Aim :: Filter the listing below, copying every line in which the word "size" appears.
— BEGIN Supplied data —
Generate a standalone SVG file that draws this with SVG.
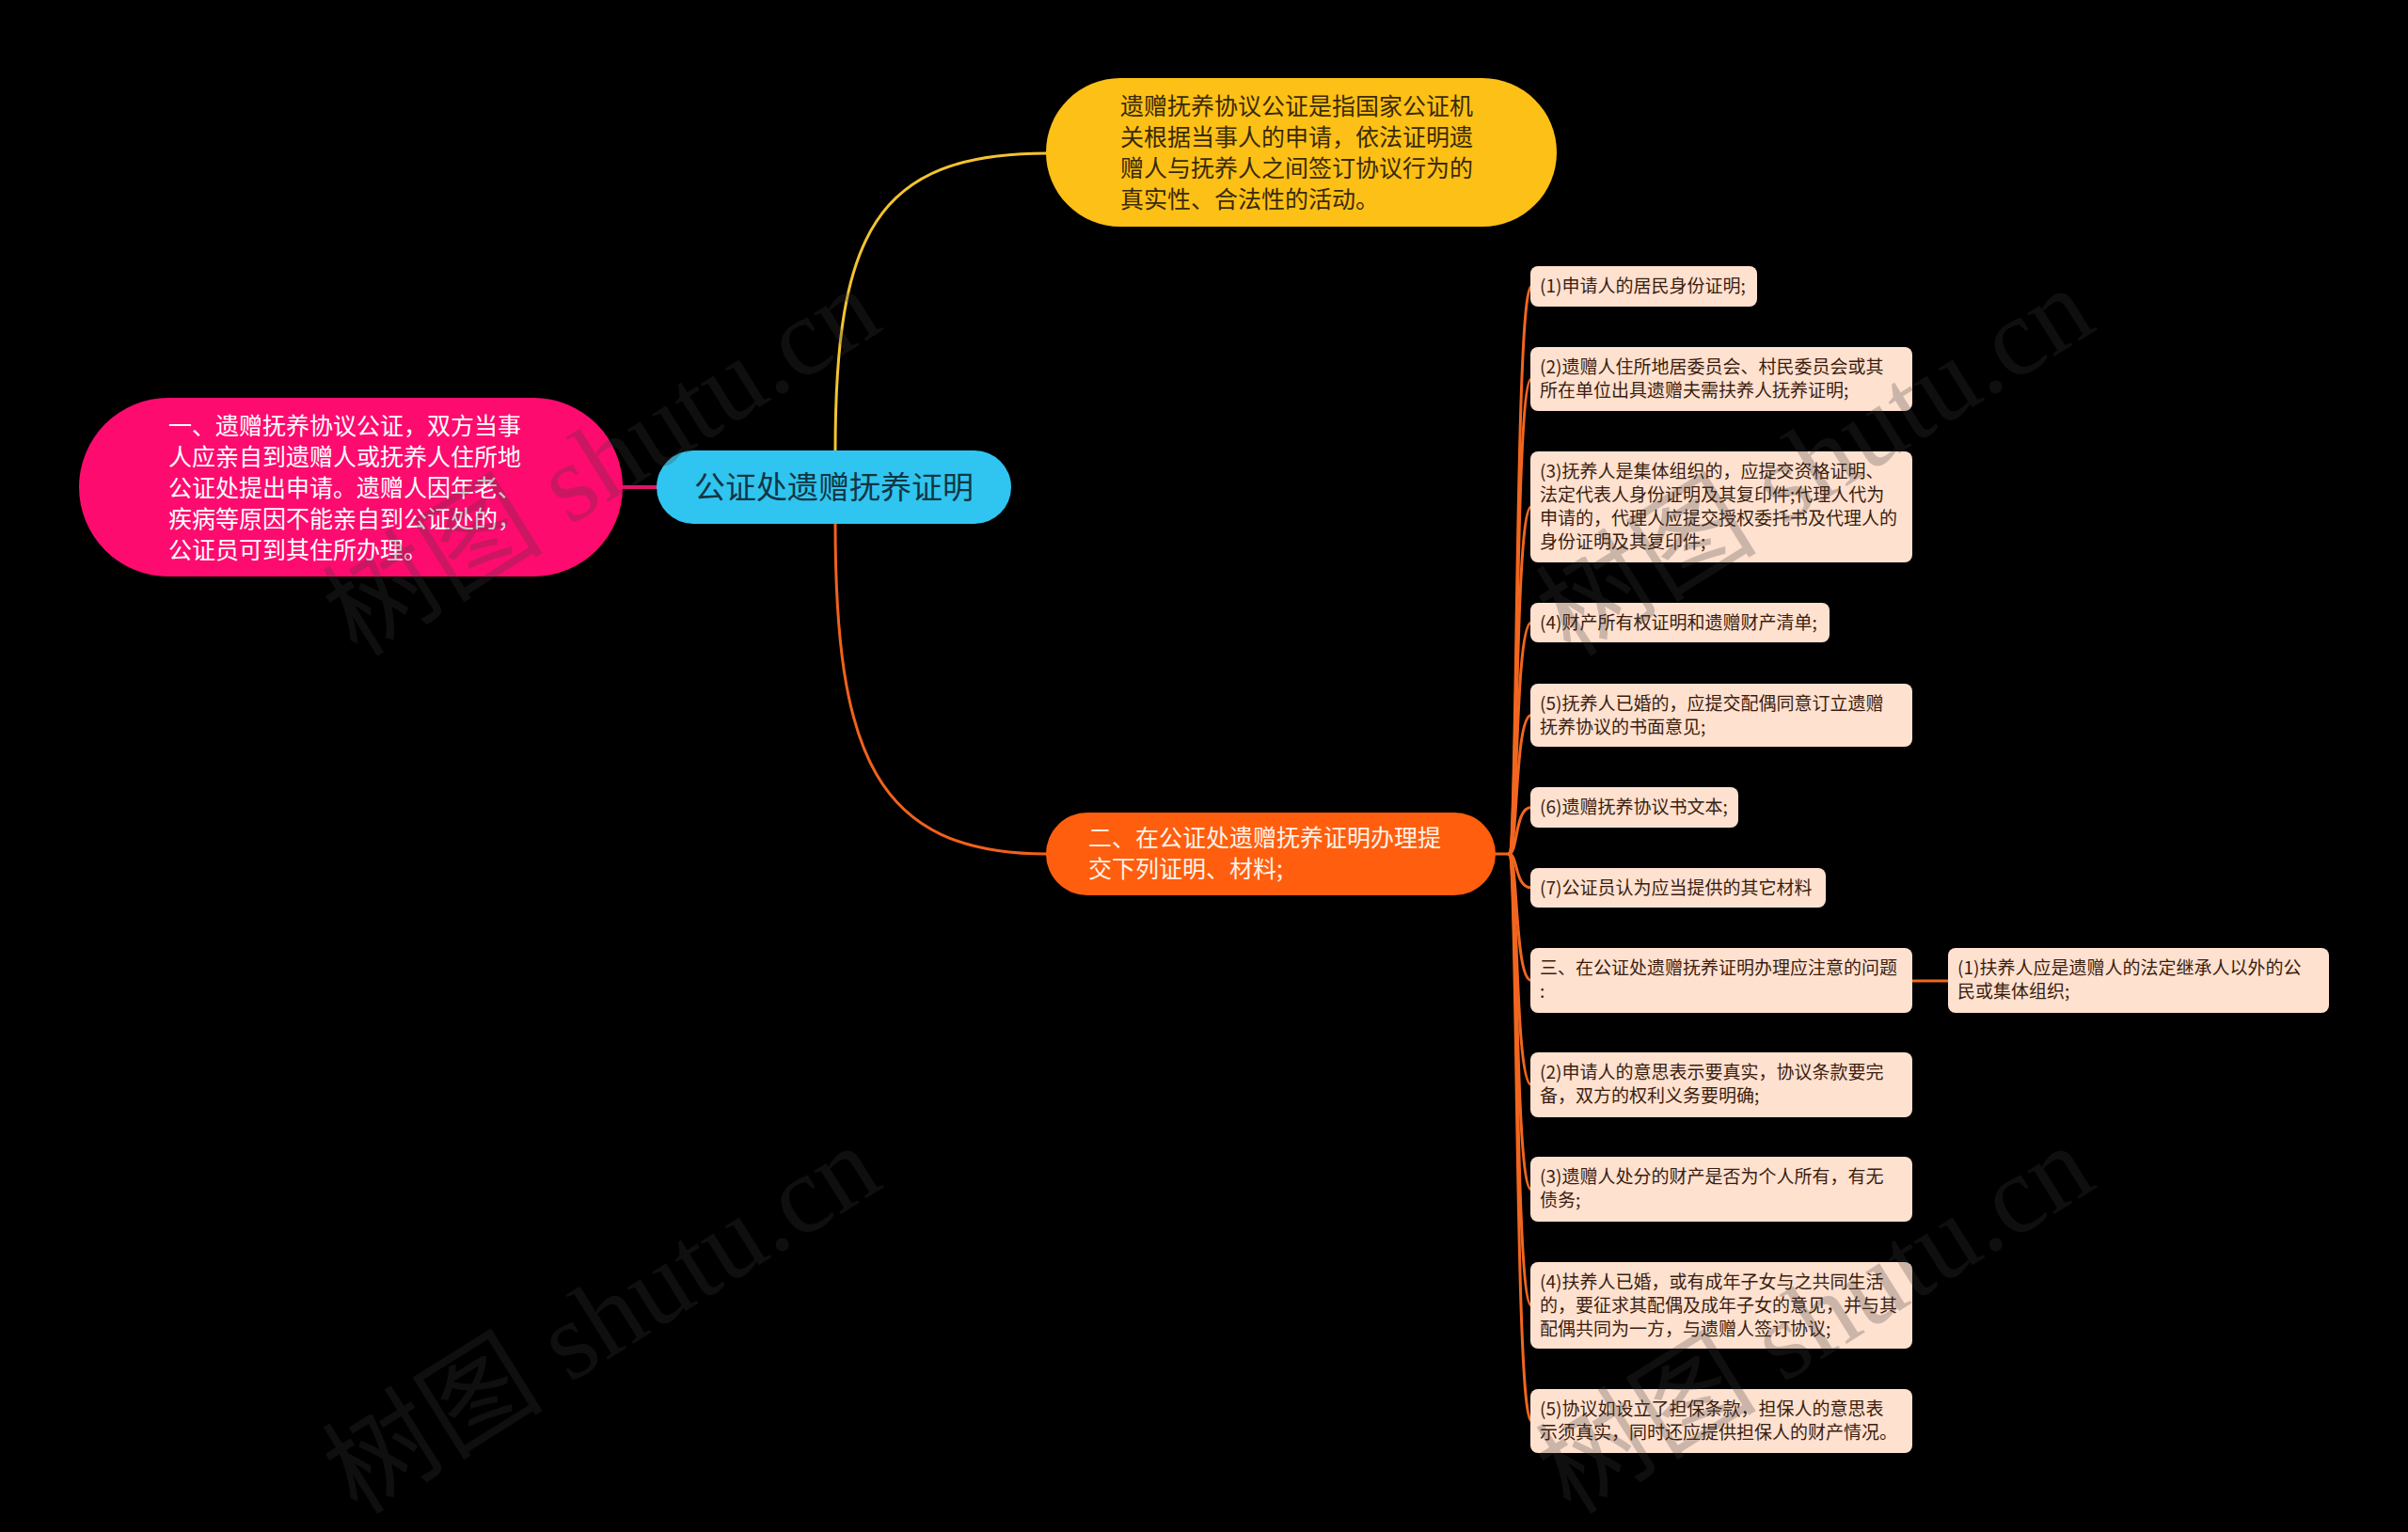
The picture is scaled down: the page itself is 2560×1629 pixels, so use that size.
<svg xmlns="http://www.w3.org/2000/svg" width="2560" height="1629" viewBox="0 0 2560 1629">
<style>
text{font-family:"Noto Sans CJK SC","Noto Sans",sans-serif}
.main{font-size:25px}
.child{font-size:19px;fill:#3a1d0e}
.cbox{fill:#FFE1D0}
.lnk{fill:none;stroke-linecap:round}
.sub{stroke:#F2661F;stroke-width:3}
.wm{font-family:"Liberation Serif","Noto Sans CJK SC",serif;font-size:118px;fill:#3c3c3c;opacity:0.26}
</style>
<rect x="0" y="0" width="2560" height="1629" fill="#000"/>

<g id="connectors">
  <line class="lnk" x1="662" y1="518" x2="700" y2="518" stroke="#E0146A" stroke-width="4"/>
  <path class="lnk" d="M888 480 C888 250 930 163 1113 163" stroke="#F3C431" stroke-width="3"/>
  <path class="lnk" d="M888 556 C888 800 930 908 1113 908" stroke="#F0621C" stroke-width="3"/>
  <line class="lnk sub" x1="1589" y1="908" x2="1605" y2="908"/>
  <path class="lnk sub" d="M1604 908 C1614 908 1610 304.5 1628 304.5"/>
  <path class="lnk sub" d="M1604 908 C1614 908 1610 403 1628 403"/>
  <path class="lnk sub" d="M1604 908 C1614 908 1610 539 1628 539"/>
  <path class="lnk sub" d="M1604 908 C1614 908 1610 662 1628 662"/>
  <path class="lnk sub" d="M1604 908 C1614 908 1610 760.5 1628 760.5"/>
  <path class="lnk sub" d="M1604 908 C1614 908 1610 858.5 1628 858.5"/>
  <path class="lnk sub" d="M1604 908 C1614 908 1610 944 1628 944"/>
  <path class="lnk sub" d="M1604 908 C1614 908 1610 1042.5 1628 1042.5"/>
  <path class="lnk sub" d="M1604 908 C1614 908 1610 1153.5 1628 1153.5"/>
  <path class="lnk sub" d="M1604 908 C1614 908 1610 1265 1628 1265"/>
  <path class="lnk sub" d="M1604 908 C1614 908 1610 1388 1628 1388"/>
  <path class="lnk sub" d="M1604 908 C1614 908 1610 1511 1628 1511"/>
  <line class="lnk sub" x1="2033" y1="1043" x2="2071" y2="1043"/>
</g>

<g id="root">
  <rect x="698" y="479" width="377" height="78" rx="39" fill="#30C5F0"/>
  <text x="886.5" y="529.5" text-anchor="middle" font-size="33" fill="#123644">公证处遗赠抚养证明</text>
</g>

<g id="node-yellow">
  <rect x="1112" y="83" width="543" height="158" rx="79" fill="#FDC016"/>
  <text class="main" fill="#3a2a06">
    <tspan x="1191" y="122">遗赠抚养协议公证是指国家公证机</tspan>
    <tspan x="1191" y="155">关根据当事人的申请，依法证明遗</tspan>
    <tspan x="1191" y="188">赠人与抚养人之间签订协议行为的</tspan>
    <tspan x="1191" y="221">真实性、合法性的活动。</tspan>
  </text>
</g>

<g id="node-pink">
  <rect x="84" y="423" width="578" height="190" rx="95" fill="#FE0B6F"/>
  <text class="main" fill="#ffffff">
    <tspan x="179" y="462">一、遗赠抚养协议公证，双方当事</tspan>
    <tspan x="179" y="495">人应亲自到遗赠人或抚养人住所地</tspan>
    <tspan x="179" y="528">公证处提出申请。遗赠人因年老、</tspan>
    <tspan x="179" y="561">疾病等原因不能亲自到公证处的，</tspan>
    <tspan x="179" y="594">公证员可到其住所办理。</tspan>
  </text>
</g>

<g id="node-orange">
  <rect x="1112" y="864" width="478" height="88" rx="44" fill="#FF5E0E"/>
  <text class="main" fill="#fff3ea">
    <tspan x="1157" y="900">二、在公证处遗赠抚养证明办理提</tspan>
    <tspan x="1157" y="933">交下列证明、材料;</tspan>
  </text>
</g>

<g id="c1">
  <rect class="cbox" x="1627" y="283" width="241" height="43" rx="8"/>
  <text class="child"><tspan x="1637" y="311">(1)申请人的居民身份证明;</tspan></text>
</g>
<g id="c2">
  <rect class="cbox" x="1627" y="369" width="406" height="68" rx="8"/>
  <text class="child"><tspan x="1637" y="397">(2)遗赠人住所地居委员会、村民委员会或其</tspan><tspan x="1637" y="422">所在单位出具遗赠夫需扶养人抚养证明;</tspan></text>
</g>
<g id="c3">
  <rect class="cbox" x="1627" y="480" width="406" height="118" rx="8"/>
  <text class="child"><tspan x="1637" y="508">(3)抚养人是集体组织的，应提交资格证明、</tspan><tspan x="1637" y="533">法定代表人身份证明及其复印件;代理人代为</tspan><tspan x="1637" y="558">申请的，代理人应提交授权委托书及代理人的</tspan><tspan x="1637" y="583">身份证明及其复印件;</tspan></text>
</g>
<g id="c4">
  <rect class="cbox" x="1627" y="641" width="318" height="42" rx="8"/>
  <text class="child"><tspan x="1637" y="669">(4)财产所有权证明和遗赠财产清单;</tspan></text>
</g>
<g id="c5">
  <rect class="cbox" x="1627" y="727" width="406" height="67" rx="8"/>
  <text class="child"><tspan x="1637" y="755">(5)抚养人已婚的，应提交配偶同意订立遗赠</tspan><tspan x="1637" y="780">抚养协议的书面意见;</tspan></text>
</g>
<g id="c6">
  <rect class="cbox" x="1627" y="837" width="221" height="43" rx="8"/>
  <text class="child"><tspan x="1637" y="865">(6)遗赠抚养协议书文本;</tspan></text>
</g>
<g id="c7">
  <rect class="cbox" x="1627" y="923" width="314" height="42" rx="8"/>
  <text class="child"><tspan x="1637" y="951">(7)公证员认为应当提供的其它材料</tspan></text>
</g>
<g id="c8">
  <rect class="cbox" x="1627" y="1008" width="406" height="69" rx="8"/>
  <text class="child"><tspan x="1637" y="1036">三、在公证处遗赠抚养证明办理应注意的问题</tspan><tspan x="1637" y="1061">:</tspan></text>
</g>
<g id="c8-1">
  <rect class="cbox" x="2071" y="1008" width="405" height="69" rx="8"/>
  <text class="child"><tspan x="2081" y="1036">(1)扶养人应是遗赠人的法定继承人以外的公</tspan><tspan x="2081" y="1061">民或集体组织;</tspan></text>
</g>
<g id="c9">
  <rect class="cbox" x="1627" y="1119" width="406" height="69" rx="8"/>
  <text class="child"><tspan x="1637" y="1147">(2)申请人的意思表示要真实，协议条款要完</tspan><tspan x="1637" y="1172">备，双方的权利义务要明确;</tspan></text>
</g>
<g id="c10">
  <rect class="cbox" x="1627" y="1230" width="406" height="69" rx="8"/>
  <text class="child"><tspan x="1637" y="1258">(3)遗赠人处分的财产是否为个人所有，有无</tspan><tspan x="1637" y="1283">债务;</tspan></text>
</g>
<g id="c11">
  <rect class="cbox" x="1627" y="1342" width="406" height="92" rx="8"/>
  <text class="child"><tspan x="1637" y="1370">(4)扶养人已婚，或有成年子女与之共同生活</tspan><tspan x="1637" y="1395">的，要征求其配偶及成年子女的意见，并与其</tspan><tspan x="1637" y="1420">配偶共同为一方，与遗赠人签订协议;</tspan></text>
</g>
<g id="c12">
  <rect class="cbox" x="1627" y="1477" width="406" height="68" rx="8"/>
  <text class="child"><tspan x="1637" y="1505">(5)协议如设立了担保条款，担保人的意思表</tspan><tspan x="1637" y="1530">示须真实，同时还应提供担保人的财产情况。</tspan></text>
</g>

<g id="watermarks">
  <text class="wm" transform="translate(380 700) rotate(-32)">树图 shutu.cn</text>
  <text class="wm" transform="translate(1670 700) rotate(-32)">树图 shutu.cn</text>
  <text class="wm" transform="translate(380 1612) rotate(-32)">树图 shutu.cn</text>
  <text class="wm" transform="translate(1670 1612) rotate(-32)">树图 shutu.cn</text>
</g>
</svg>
— END Supplied data —
Output for this task ::
The picture is scaled down: the page itself is 2560×1629 pixels, so use that size.
.main{font-size:25px}
.child{font-size:19px;fill:#3a1d0e}
.wm{font-family:"Liberation Serif","Noto Sans CJK SC",serif;font-size:118px;fill:#3c3c3c;opacity:0.26}
  <text x="886.5" y="529.5" text-anchor="middle" font-size="33" fill="#123644">公证处遗赠抚养证明</text>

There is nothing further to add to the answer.